### Set exercise
Transcribe the listing exactly, leaving out every picture.

___ Data lines ___

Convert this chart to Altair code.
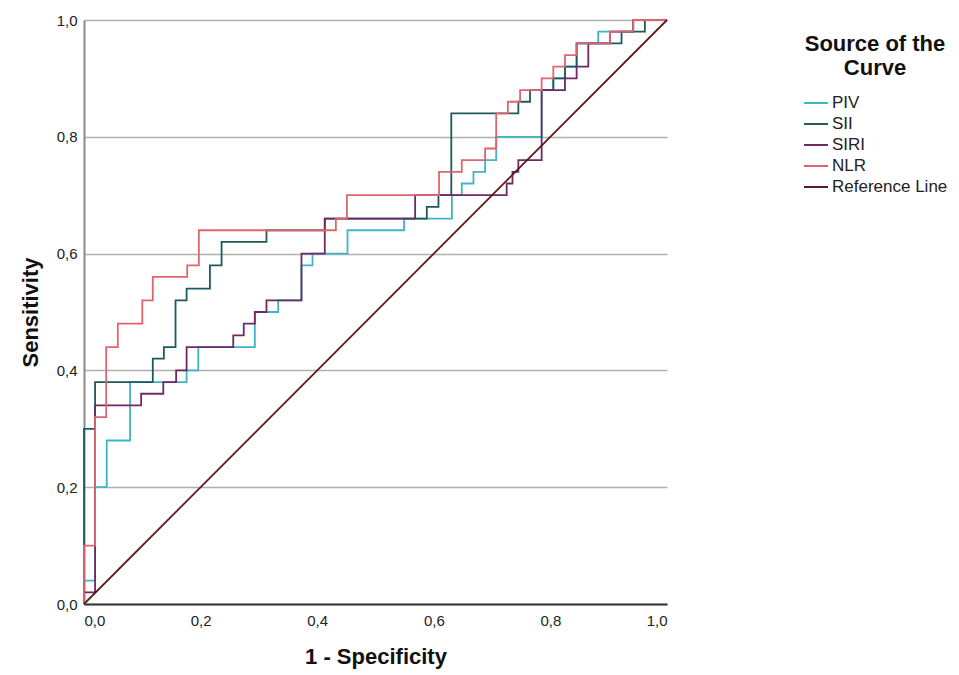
import altair as alt
import pandas as pd

curve_names = ["PIV", "SII", "SIRI", "NLR", "Reference Line"]
curve_colors = ["#3fb5c6", "#1d5a5b", "#6e2b63", "#e0646f", "#5a1c1f"]

piv_fpr = [0, 0, 0.019, 0.019, 0.039, 0.039, 0.079, 0.079, 0.176, 0.176, 0.196, 0.196, 0.293, 0.293,
           0.333, 0.333, 0.373, 0.373, 0.392, 0.392, 0.452, 0.452, 0.549, 0.549, 0.631, 0.631,
           0.648, 0.648, 0.668, 0.668, 0.688, 0.688, 0.707, 0.707, 0.785, 0.785, 0.805, 0.805,
           0.825, 0.825, 0.845, 0.845, 0.882, 0.882, 0.942, 0.942, 1.0]
piv_tpr = [0, 0.04, 0.04, 0.20, 0.20, 0.28, 0.28, 0.38, 0.38, 0.40, 0.40, 0.44, 0.44, 0.50,
           0.50, 0.52, 0.52, 0.58, 0.58, 0.60, 0.60, 0.64, 0.64, 0.66, 0.66, 0.70,
           0.70, 0.72, 0.72, 0.74, 0.74, 0.76, 0.76, 0.80, 0.80, 0.88, 0.88, 0.90,
           0.90, 0.92, 0.92, 0.96, 0.96, 0.98, 0.98, 1.0, 1.0]

sii_fpr = [0, 0, 0.019, 0.019, 0.118, 0.118, 0.137, 0.137, 0.157, 0.157, 0.176, 0.176, 0.216, 0.216,
           0.236, 0.236, 0.313, 0.313, 0.413, 0.413, 0.588, 0.588, 0.608, 0.608, 0.630, 0.630,
           0.745, 0.745, 0.765, 0.765, 0.805, 0.805, 0.825, 0.825, 0.845, 0.845, 0.922, 0.922,
           0.962, 0.962, 1.0]
sii_tpr = [0, 0.30, 0.30, 0.38, 0.38, 0.42, 0.42, 0.44, 0.44, 0.52, 0.52, 0.54, 0.54, 0.58,
           0.58, 0.62, 0.62, 0.64, 0.64, 0.66, 0.66, 0.68, 0.68, 0.70, 0.70, 0.84,
           0.84, 0.86, 0.86, 0.88, 0.88, 0.90, 0.90, 0.92, 0.92, 0.96, 0.96, 0.98,
           0.98, 1.0, 1.0]

siri_fpr = [0, 0, 0.019, 0.019, 0.098, 0.098, 0.136, 0.136, 0.158, 0.158, 0.176, 0.176, 0.256, 0.256,
            0.274, 0.274, 0.293, 0.293, 0.313, 0.313, 0.373, 0.373, 0.413, 0.413, 0.568, 0.568,
            0.725, 0.725, 0.735, 0.735, 0.745, 0.745, 0.785, 0.785, 0.825, 0.825, 0.845, 0.845,
            0.865, 0.865, 0.902, 0.902, 0.942, 0.942, 1.0]
siri_tpr = [0, 0.02, 0.02, 0.34, 0.34, 0.36, 0.36, 0.38, 0.38, 0.40, 0.40, 0.44, 0.44, 0.46,
            0.46, 0.48, 0.48, 0.50, 0.50, 0.52, 0.52, 0.60, 0.60, 0.66, 0.66, 0.70,
            0.70, 0.72, 0.72, 0.74, 0.74, 0.76, 0.76, 0.88, 0.88, 0.90, 0.90, 0.92,
            0.92, 0.96, 0.96, 0.98, 0.98, 1.0, 1.0]

nlr_fpr = [0, 0, 0.019, 0.019, 0.038, 0.038, 0.058, 0.058, 0.100, 0.100, 0.118, 0.118, 0.177, 0.177,
           0.197, 0.197, 0.432, 0.432, 0.451, 0.451, 0.609, 0.609, 0.648, 0.648, 0.688, 0.688,
           0.707, 0.707, 0.727, 0.727, 0.748, 0.748, 0.785, 0.785, 0.805, 0.805, 0.825, 0.825,
           0.845, 0.845, 0.902, 0.902, 0.942, 0.942, 1.0]
nlr_tpr = [0, 0.10, 0.10, 0.32, 0.32, 0.44, 0.44, 0.48, 0.48, 0.52, 0.52, 0.56, 0.56, 0.58,
           0.58, 0.64, 0.64, 0.66, 0.66, 0.70, 0.70, 0.74, 0.74, 0.76, 0.76, 0.78,
           0.78, 0.84, 0.84, 0.86, 0.86, 0.88, 0.88, 0.90, 0.90, 0.92, 0.92, 0.94,
           0.94, 0.96, 0.96, 0.98, 0.98, 1.0, 1.0]

ref_fpr = [0, 1.0]
ref_tpr = [0, 1.0]

tick_values = [0, 0.2, 0.4, 0.6, 0.8, 1.0]

rows = []
for name, xs, ys in [("PIV", piv_fpr, piv_tpr), ("SII", sii_fpr, sii_tpr),
                     ("SIRI", siri_fpr, siri_tpr), ("NLR", nlr_fpr, nlr_tpr),
                     ("Reference Line", ref_fpr, ref_tpr)]:
    for i, (x, y) in enumerate(zip(xs, ys)):
        rows.append({"curve": name, "step": i, "fpr": x, "tpr": y})
df = pd.DataFrame(rows)

FONT = "Liberation Sans"
label_expr = "replace(format(datum.value, '.1f'), '.', ',')"

chart = alt.Chart(df).mark_line(strokeWidth=1.8).encode(
    x=alt.X("fpr:Q",
            scale=alt.Scale(domain=[0, 1], nice=False, zero=False),
            axis=alt.Axis(values=tick_values, labelExpr=label_expr, grid=False, ticks=False,
                          labelFlush=True, labelPadding=9, labelFontSize=15, labelColor="#222",
                          labelFont=FONT, domainColor="#333", domainWidth=2,
                          title="1 - Specificity", titleFont=FONT, titleFontSize=22,
                          titleFontWeight="bold", titleColor="#111", titlePadding=18, zindex=1)),
    y=alt.Y("tpr:Q",
            scale=alt.Scale(domain=[0, 1], nice=False, zero=False),
            axis=alt.Axis(values=tick_values, labelExpr=label_expr, grid=True, gridColor="#b0b0b0",
                          gridWidth=1.5, ticks=False, labelPadding=7, labelFontSize=15,
                          labelColor="#222", labelFont=FONT, domainColor="#8a8a8a", domainWidth=2,
                          title="Sensitivity", titleFont=FONT, titleFontSize=22,
                          titleFontWeight="bold", titleColor="#111", titlePadding=14)),
    color=alt.Color("curve:N",
                    scale=alt.Scale(domain=curve_names, range=curve_colors),
                    legend=alt.Legend(title=["Source of the", "Curve"], orient="none",
                                      legendX=719, legendY=14, titleFont=FONT, titleFontSize=22,
                                      titleFontWeight="bold", titleColor="#111", titleAlign="center",
                                      titleAnchor="middle", titleLineHeight=24, titlePadding=10,
                                      symbolType="stroke", symbolStrokeWidth=2, symbolSize=576,
                                      labelFont=FONT, labelFontSize=17, labelColor="#222",
                                      labelOffset=3, rowPadding=-7)),
    order=alt.Order("step:Q"),
).properties(
    width=583, height=584,
    autosize=alt.AutoSizeParams(type="none"),
    padding={"left": 76, "top": 12, "right": 284, "bottom": 70},
).configure_view(strokeWidth=0)

chart.save("out.html", embed_options={"renderer": "svg", "actions": False})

___

### Final result
Convert this chart to Altair code.
import altair as alt
import pandas as pd

curve_names = ["PIV", "SII", "SIRI", "NLR", "Reference Line"]
curve_colors = ["#3fb5c6", "#1d5a5b", "#6e2b63", "#e0646f", "#5a1c1f"]

piv_fpr = [0, 0, 0.019, 0.019, 0.039, 0.039, 0.079, 0.079, 0.176, 0.176, 0.196, 0.196, 0.293, 0.293,
           0.333, 0.333, 0.373, 0.373, 0.392, 0.392, 0.452, 0.452, 0.549, 0.549, 0.631, 0.631,
           0.648, 0.648, 0.668, 0.668, 0.688, 0.688, 0.707, 0.707, 0.785, 0.785, 0.805, 0.805,
           0.825, 0.825, 0.845, 0.845, 0.882, 0.882, 0.942, 0.942, 1.0]
piv_tpr = [0, 0.04, 0.04, 0.20, 0.20, 0.28, 0.28, 0.38, 0.38, 0.40, 0.40, 0.44, 0.44, 0.50,
           0.50, 0.52, 0.52, 0.58, 0.58, 0.60, 0.60, 0.64, 0.64, 0.66, 0.66, 0.70,
           0.70, 0.72, 0.72, 0.74, 0.74, 0.76, 0.76, 0.80, 0.80, 0.88, 0.88, 0.90,
           0.90, 0.92, 0.92, 0.96, 0.96, 0.98, 0.98, 1.0, 1.0]

sii_fpr = [0, 0, 0.019, 0.019, 0.118, 0.118, 0.137, 0.137, 0.157, 0.157, 0.176, 0.176, 0.216, 0.216,
           0.236, 0.236, 0.313, 0.313, 0.413, 0.413, 0.588, 0.588, 0.608, 0.608, 0.630, 0.630,
           0.745, 0.745, 0.765, 0.765, 0.805, 0.805, 0.825, 0.825, 0.845, 0.845, 0.922, 0.922,
           0.962, 0.962, 1.0]
sii_tpr = [0, 0.30, 0.30, 0.38, 0.38, 0.42, 0.42, 0.44, 0.44, 0.52, 0.52, 0.54, 0.54, 0.58,
           0.58, 0.62, 0.62, 0.64, 0.64, 0.66, 0.66, 0.68, 0.68, 0.70, 0.70, 0.84,
           0.84, 0.86, 0.86, 0.88, 0.88, 0.90, 0.90, 0.92, 0.92, 0.96, 0.96, 0.98,
           0.98, 1.0, 1.0]

siri_fpr = [0, 0, 0.019, 0.019, 0.098, 0.098, 0.136, 0.136, 0.158, 0.158, 0.176, 0.176, 0.256, 0.256,
            0.274, 0.274, 0.293, 0.293, 0.313, 0.313, 0.373, 0.373, 0.413, 0.413, 0.568, 0.568,
            0.725, 0.725, 0.735, 0.735, 0.745, 0.745, 0.785, 0.785, 0.825, 0.825, 0.845, 0.845,
            0.865, 0.865, 0.902, 0.902, 0.942, 0.942, 1.0]
siri_tpr = [0, 0.02, 0.02, 0.34, 0.34, 0.36, 0.36, 0.38, 0.38, 0.40, 0.40, 0.44, 0.44, 0.46,
            0.46, 0.48, 0.48, 0.50, 0.50, 0.52, 0.52, 0.60, 0.60, 0.66, 0.66, 0.70,
            0.70, 0.72, 0.72, 0.74, 0.74, 0.76, 0.76, 0.88, 0.88, 0.90, 0.90, 0.92,
            0.92, 0.96, 0.96, 0.98, 0.98, 1.0, 1.0]

nlr_fpr = [0, 0, 0.019, 0.019, 0.038, 0.038, 0.058, 0.058, 0.100, 0.100, 0.118, 0.118, 0.177, 0.177,
           0.197, 0.197, 0.432, 0.432, 0.451, 0.451, 0.609, 0.609, 0.648, 0.648, 0.688, 0.688,
           0.707, 0.707, 0.727, 0.727, 0.748, 0.748, 0.785, 0.785, 0.805, 0.805, 0.825, 0.825,
           0.845, 0.845, 0.902, 0.902, 0.942, 0.942, 1.0]
nlr_tpr = [0, 0.10, 0.10, 0.32, 0.32, 0.44, 0.44, 0.48, 0.48, 0.52, 0.52, 0.56, 0.56, 0.58,
           0.58, 0.64, 0.64, 0.66, 0.66, 0.70, 0.70, 0.74, 0.74, 0.76, 0.76, 0.78,
           0.78, 0.84, 0.84, 0.86, 0.86, 0.88, 0.88, 0.90, 0.90, 0.92, 0.92, 0.94,
           0.94, 0.96, 0.96, 0.98, 0.98, 1.0, 1.0]

ref_fpr = [0, 1.0]
ref_tpr = [0, 1.0]

tick_values = [0, 0.2, 0.4, 0.6, 0.8, 1.0]

rows = []
for name, xs, ys in [("PIV", piv_fpr, piv_tpr), ("SII", sii_fpr, sii_tpr),
                     ("SIRI", siri_fpr, siri_tpr), ("NLR", nlr_fpr, nlr_tpr),
                     ("Reference Line", ref_fpr, ref_tpr)]:
    for i, (x, y) in enumerate(zip(xs, ys)):
        rows.append({"curve": name, "step": i, "fpr": x, "tpr": y})
df = pd.DataFrame(rows)

FONT = "Liberation Sans"
label_expr = "replace(format(datum.value, '.1f'), '.', ',')"

chart = alt.Chart(df).mark_line(strokeWidth=1.8).encode(
    x=alt.X("fpr:Q",
            scale=alt.Scale(domain=[0, 1], nice=False, zero=False),
            axis=alt.Axis(values=tick_values, labelExpr=label_expr, grid=False, ticks=False,
                          labelFlush=True, labelPadding=9, labelFontSize=15, labelColor="#222",
                          labelFont=FONT, domainColor="#333", domainWidth=2,
                          title="1 - Specificity", titleFont=FONT, titleFontSize=22,
                          titleFontWeight="bold", titleColor="#111", titlePadding=18, zindex=1)),
    y=alt.Y("tpr:Q",
            scale=alt.Scale(domain=[0, 1], nice=False, zero=False),
            axis=alt.Axis(values=tick_values, labelExpr=label_expr, grid=True, gridColor="#b0b0b0",
                          gridWidth=1.5, ticks=False, labelPadding=7, labelFontSize=15,
                          labelColor="#222", labelFont=FONT, domainColor="#8a8a8a", domainWidth=2,
                          title="Sensitivity", titleFont=FONT, titleFontSize=22,
                          titleFontWeight="bold", titleColor="#111", titlePadding=14)),
    color=alt.Color("curve:N",
                    scale=alt.Scale(domain=curve_names, range=curve_colors),
                    legend=alt.Legend(title=["Source of the", "Curve"], orient="none",
                                      legendX=719, legendY=14, titleFont=FONT, titleFontSize=22,
                                      titleFontWeight="bold", titleColor="#111", titleAlign="center",
                                      titleAnchor="middle", titleLineHeight=24, titlePadding=10,
                                      symbolType="stroke", symbolStrokeWidth=2, symbolSize=576,
                                      labelFont=FONT, labelFontSize=17, labelColor="#222",
                                      labelOffset=3, rowPadding=-7)),
    order=alt.Order("step:Q"),
).properties(
    width=583, height=584,
    autosize=alt.AutoSizeParams(type="none"),
    padding={"left": 76, "top": 12, "right": 284, "bottom": 70},
).configure_view(strokeWidth=0)

chart.save("out.html", embed_options={"renderer": "svg", "actions": False})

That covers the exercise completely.